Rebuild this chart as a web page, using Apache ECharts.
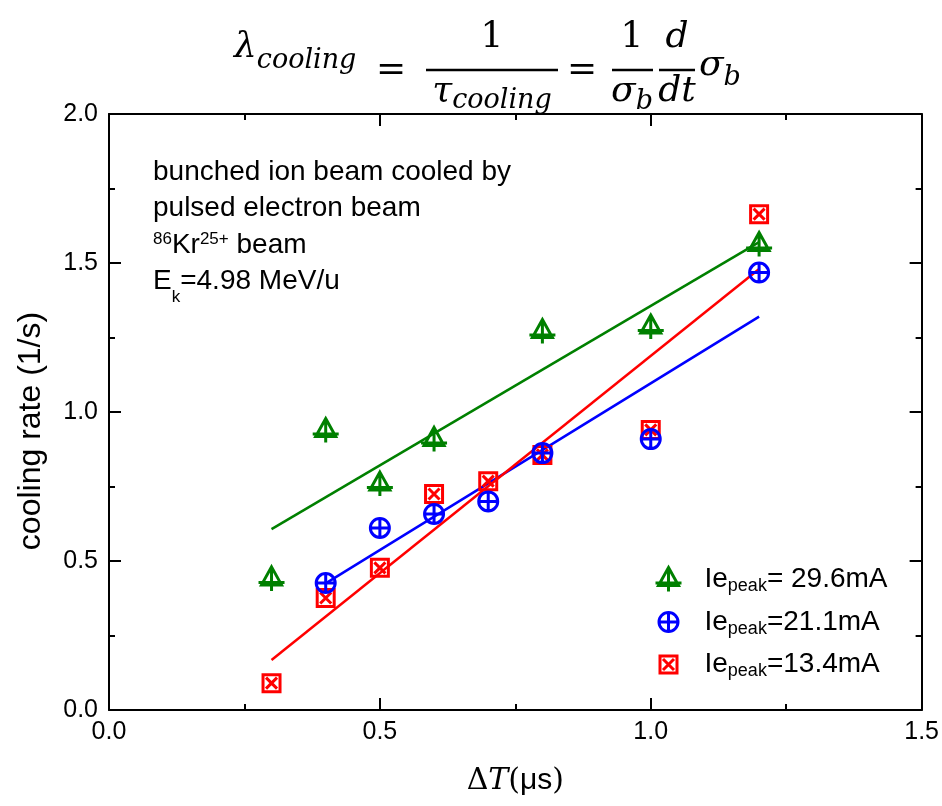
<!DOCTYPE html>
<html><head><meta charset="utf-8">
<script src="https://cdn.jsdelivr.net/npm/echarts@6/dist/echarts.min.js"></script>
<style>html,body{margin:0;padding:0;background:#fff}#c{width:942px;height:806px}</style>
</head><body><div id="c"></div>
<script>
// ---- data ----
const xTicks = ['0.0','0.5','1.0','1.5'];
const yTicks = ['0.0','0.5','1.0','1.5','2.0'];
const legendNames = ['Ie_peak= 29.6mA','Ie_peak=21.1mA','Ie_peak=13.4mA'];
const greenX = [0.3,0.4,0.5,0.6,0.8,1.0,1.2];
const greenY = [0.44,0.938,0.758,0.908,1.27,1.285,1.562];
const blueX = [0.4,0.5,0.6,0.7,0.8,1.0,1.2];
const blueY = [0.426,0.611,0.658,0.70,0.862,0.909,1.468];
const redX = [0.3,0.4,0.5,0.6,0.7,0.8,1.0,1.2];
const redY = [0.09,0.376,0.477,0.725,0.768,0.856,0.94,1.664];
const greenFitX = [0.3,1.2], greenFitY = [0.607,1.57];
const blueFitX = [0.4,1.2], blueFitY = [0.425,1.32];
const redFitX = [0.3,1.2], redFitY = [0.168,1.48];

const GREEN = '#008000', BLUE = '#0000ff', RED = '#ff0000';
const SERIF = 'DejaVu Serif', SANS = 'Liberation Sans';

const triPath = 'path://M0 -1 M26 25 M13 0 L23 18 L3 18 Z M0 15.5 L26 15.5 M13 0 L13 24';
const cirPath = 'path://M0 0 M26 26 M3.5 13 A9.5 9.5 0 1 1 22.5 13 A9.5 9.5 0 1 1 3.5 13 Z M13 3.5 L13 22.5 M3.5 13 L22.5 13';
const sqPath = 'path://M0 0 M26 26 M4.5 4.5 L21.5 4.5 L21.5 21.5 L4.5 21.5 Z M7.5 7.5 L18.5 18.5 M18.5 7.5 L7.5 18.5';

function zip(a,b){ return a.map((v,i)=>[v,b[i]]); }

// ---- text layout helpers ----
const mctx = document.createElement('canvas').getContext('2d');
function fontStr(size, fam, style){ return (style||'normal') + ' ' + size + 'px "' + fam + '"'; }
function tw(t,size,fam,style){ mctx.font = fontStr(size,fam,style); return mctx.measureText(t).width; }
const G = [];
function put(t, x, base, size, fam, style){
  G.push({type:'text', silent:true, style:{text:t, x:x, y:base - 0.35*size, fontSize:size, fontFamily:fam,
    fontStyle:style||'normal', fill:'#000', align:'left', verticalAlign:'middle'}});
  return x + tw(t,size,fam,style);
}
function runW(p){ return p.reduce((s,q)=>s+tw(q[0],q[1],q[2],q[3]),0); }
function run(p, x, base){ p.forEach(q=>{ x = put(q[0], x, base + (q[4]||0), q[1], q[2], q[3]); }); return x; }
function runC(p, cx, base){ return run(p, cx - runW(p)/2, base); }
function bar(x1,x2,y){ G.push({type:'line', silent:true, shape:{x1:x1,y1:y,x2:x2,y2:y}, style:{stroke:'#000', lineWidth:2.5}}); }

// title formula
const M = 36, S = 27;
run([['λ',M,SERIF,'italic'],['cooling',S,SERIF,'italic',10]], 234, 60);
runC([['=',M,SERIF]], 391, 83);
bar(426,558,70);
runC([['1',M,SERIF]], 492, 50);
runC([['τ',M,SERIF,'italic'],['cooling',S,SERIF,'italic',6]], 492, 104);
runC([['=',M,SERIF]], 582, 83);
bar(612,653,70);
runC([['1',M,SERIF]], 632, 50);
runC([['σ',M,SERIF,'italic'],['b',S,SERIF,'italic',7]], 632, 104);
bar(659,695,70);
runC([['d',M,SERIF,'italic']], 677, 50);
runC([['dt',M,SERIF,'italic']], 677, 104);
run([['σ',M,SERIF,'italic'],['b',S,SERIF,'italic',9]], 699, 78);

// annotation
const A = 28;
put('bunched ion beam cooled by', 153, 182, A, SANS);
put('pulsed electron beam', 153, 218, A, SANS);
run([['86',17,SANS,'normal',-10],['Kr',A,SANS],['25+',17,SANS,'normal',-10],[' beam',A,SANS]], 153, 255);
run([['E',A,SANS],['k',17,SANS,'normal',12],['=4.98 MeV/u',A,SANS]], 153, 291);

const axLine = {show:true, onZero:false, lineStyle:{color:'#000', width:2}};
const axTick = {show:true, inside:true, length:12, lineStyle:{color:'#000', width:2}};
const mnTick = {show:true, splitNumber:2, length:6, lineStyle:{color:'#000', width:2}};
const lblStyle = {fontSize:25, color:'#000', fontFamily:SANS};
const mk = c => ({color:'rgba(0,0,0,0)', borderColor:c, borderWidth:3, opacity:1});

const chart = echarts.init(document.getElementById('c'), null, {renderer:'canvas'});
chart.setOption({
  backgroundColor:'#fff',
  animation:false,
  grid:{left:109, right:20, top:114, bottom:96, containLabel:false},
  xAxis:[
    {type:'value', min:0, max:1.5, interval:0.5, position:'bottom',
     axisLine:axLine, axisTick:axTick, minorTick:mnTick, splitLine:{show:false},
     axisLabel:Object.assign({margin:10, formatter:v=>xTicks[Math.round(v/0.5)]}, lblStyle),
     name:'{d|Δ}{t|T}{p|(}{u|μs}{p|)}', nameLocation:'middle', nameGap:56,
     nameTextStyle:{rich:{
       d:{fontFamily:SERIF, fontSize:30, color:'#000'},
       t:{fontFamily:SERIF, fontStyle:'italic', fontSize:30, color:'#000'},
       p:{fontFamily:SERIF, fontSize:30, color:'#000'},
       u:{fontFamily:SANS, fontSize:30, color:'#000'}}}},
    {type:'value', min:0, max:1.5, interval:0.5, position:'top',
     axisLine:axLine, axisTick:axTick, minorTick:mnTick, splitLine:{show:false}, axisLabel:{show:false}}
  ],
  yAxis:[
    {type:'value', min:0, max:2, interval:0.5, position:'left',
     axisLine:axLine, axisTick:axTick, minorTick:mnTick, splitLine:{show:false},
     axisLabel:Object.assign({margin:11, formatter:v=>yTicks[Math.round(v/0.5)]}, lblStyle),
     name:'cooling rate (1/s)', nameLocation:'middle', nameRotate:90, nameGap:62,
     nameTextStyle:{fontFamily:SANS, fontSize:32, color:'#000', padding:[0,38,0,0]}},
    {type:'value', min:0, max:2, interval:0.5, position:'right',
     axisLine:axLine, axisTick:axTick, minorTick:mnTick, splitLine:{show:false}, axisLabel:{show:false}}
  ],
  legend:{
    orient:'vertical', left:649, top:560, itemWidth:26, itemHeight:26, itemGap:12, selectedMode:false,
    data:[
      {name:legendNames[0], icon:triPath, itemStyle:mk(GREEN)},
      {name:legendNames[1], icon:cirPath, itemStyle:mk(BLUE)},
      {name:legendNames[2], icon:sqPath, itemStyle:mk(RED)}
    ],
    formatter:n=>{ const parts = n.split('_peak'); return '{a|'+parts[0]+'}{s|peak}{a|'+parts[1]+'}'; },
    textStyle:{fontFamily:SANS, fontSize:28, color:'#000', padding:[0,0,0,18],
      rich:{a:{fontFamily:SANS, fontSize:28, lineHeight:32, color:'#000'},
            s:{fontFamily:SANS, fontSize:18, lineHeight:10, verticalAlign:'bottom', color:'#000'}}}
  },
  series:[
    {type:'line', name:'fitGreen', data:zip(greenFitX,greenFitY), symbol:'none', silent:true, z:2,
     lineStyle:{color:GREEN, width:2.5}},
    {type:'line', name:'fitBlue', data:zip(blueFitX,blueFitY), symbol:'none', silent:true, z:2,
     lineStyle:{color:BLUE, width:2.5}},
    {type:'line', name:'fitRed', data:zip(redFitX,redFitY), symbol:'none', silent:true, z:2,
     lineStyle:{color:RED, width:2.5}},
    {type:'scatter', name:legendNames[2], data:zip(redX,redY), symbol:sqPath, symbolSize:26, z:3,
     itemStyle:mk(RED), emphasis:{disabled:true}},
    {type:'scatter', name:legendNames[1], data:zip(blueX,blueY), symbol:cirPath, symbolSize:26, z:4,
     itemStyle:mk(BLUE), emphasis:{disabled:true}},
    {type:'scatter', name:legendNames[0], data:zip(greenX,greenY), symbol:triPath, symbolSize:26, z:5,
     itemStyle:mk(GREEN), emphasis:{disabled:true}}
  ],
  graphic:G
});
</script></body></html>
● ● ● ● ● ● ●
#### Written exercise
Repeat only the lines from the beginning of the material through the line containing "const SERIF = 'DejaVu", both ends kept, leaving pictures out.

#### Answer to the exercise
Rebuild this chart as a web page, using Apache ECharts.
<!DOCTYPE html>
<html><head><meta charset="utf-8">
<script src="https://cdn.jsdelivr.net/npm/echarts@6/dist/echarts.min.js"></script>
<style>html,body{margin:0;padding:0;background:#fff}#c{width:942px;height:806px}</style>
</head><body><div id="c"></div>
<script>
// ---- data ----
const xTicks = ['0.0','0.5','1.0','1.5'];
const yTicks = ['0.0','0.5','1.0','1.5','2.0'];
const legendNames = ['Ie_peak= 29.6mA','Ie_peak=21.1mA','Ie_peak=13.4mA'];
const greenX = [0.3,0.4,0.5,0.6,0.8,1.0,1.2];
const greenY = [0.44,0.938,0.758,0.908,1.27,1.285,1.562];
const blueX = [0.4,0.5,0.6,0.7,0.8,1.0,1.2];
const blueY = [0.426,0.611,0.658,0.70,0.862,0.909,1.468];
const redX = [0.3,0.4,0.5,0.6,0.7,0.8,1.0,1.2];
const redY = [0.09,0.376,0.477,0.725,0.768,0.856,0.94,1.664];
const greenFitX = [0.3,1.2], greenFitY = [0.607,1.57];
const blueFitX = [0.4,1.2], blueFitY = [0.425,1.32];
const redFitX = [0.3,1.2], redFitY = [0.168,1.48];

const GREEN = '#008000', BLUE = '#0000ff', RED = '#ff0000';
const SERIF = 'DejaVu Serif', SANS = 'Liberation Sans';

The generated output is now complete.